# What router to use in a home made table?



## dub warrior2 (Feb 25, 2010)

I am very impressed with the router table made on New Yankee Workshop and wnat to have a go at making one myself.
I already have a decent 2000w router that it is very powerful and would like to use this but I have the following problem.

As this is a european hand-held router, the starter switch for it is a trigger and safety button on one of the handles that must be depressed at the same time for the router to work.

In order to use this on a router table, I would need to be constantly holding the handle underneath the bed.

Are there routers specifically made for these tables that just have an on/off rocker switch or how have you all adapted your router to be used on tables?
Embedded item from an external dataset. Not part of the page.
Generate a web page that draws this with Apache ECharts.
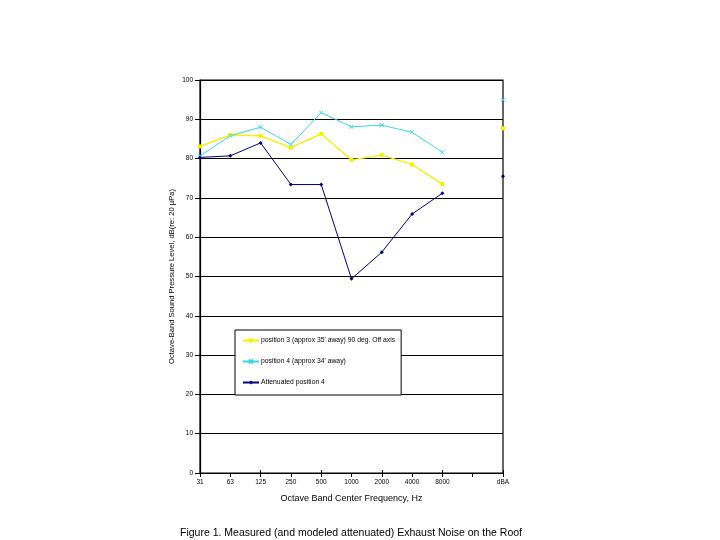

Hope the above makes senses.


----------



## mdntrdr (Dec 22, 2009)

You can defeat the current switch and mount another on the cabinet.


----------



## dub warrior2 (Feb 25, 2010)

Thanks for the reply.
What I want, really, is to be able to remove the router and use it for plunging jobs aswell, so I dont want to start butchering the switch.


----------



## mdntrdr (Dec 22, 2009)

tape the safety button in and plug it into a router speed control swich.


----------



## Ghidrah (Mar 2, 2010)

Dub warrior2,

The only problem with mounting a plunge to the underside of the table is the recoil springs in the guide tubes. IMO, the plunge router is the most versatile of the routers, I had my PC 7539 under my table for nearly 11 yrs. Unless you're willing to modify your router by removing the springs, bit setups will eventually become a Pain-In-The-Neck. If you remove the springs then when you pull the router out of the table for hand held use you risk the possibility of personal physical and router damage if the lack of springs and operator negligence causes the router to lower the bit unintentionally.

A fixed base in the RT makes it easier to to set bit heights and if you ever go to a lift odds are your router is one of the default use routers for the lift.

If you pull the springs out of the router I'd keep it in the RT and buy another for hand use.


----------



## DerekG (Dec 28, 2009)

I've got a freud 2000 in a Unilift that works great. It defeats the plunge spring problem by compressing the router down all the way and mounting it to a plate that moves. http://www.woodpeck.com/unilift.html A great little lift the one negative is that above the table bit changes aren't possible with out an extension. I went with the unilift and freud when tool king had the freud for $82 so it was a no brainer. Paying full price I'd rather go with a motor only lift to facilitate above the bit changes. And you can easily drop the motor out and put it in a plunge or fixed base for hand routing.


----------



## Ghidrah (Mar 2, 2010)

It's good to learn something new, I didn't know they had lift setups that over came the springs on the plunge.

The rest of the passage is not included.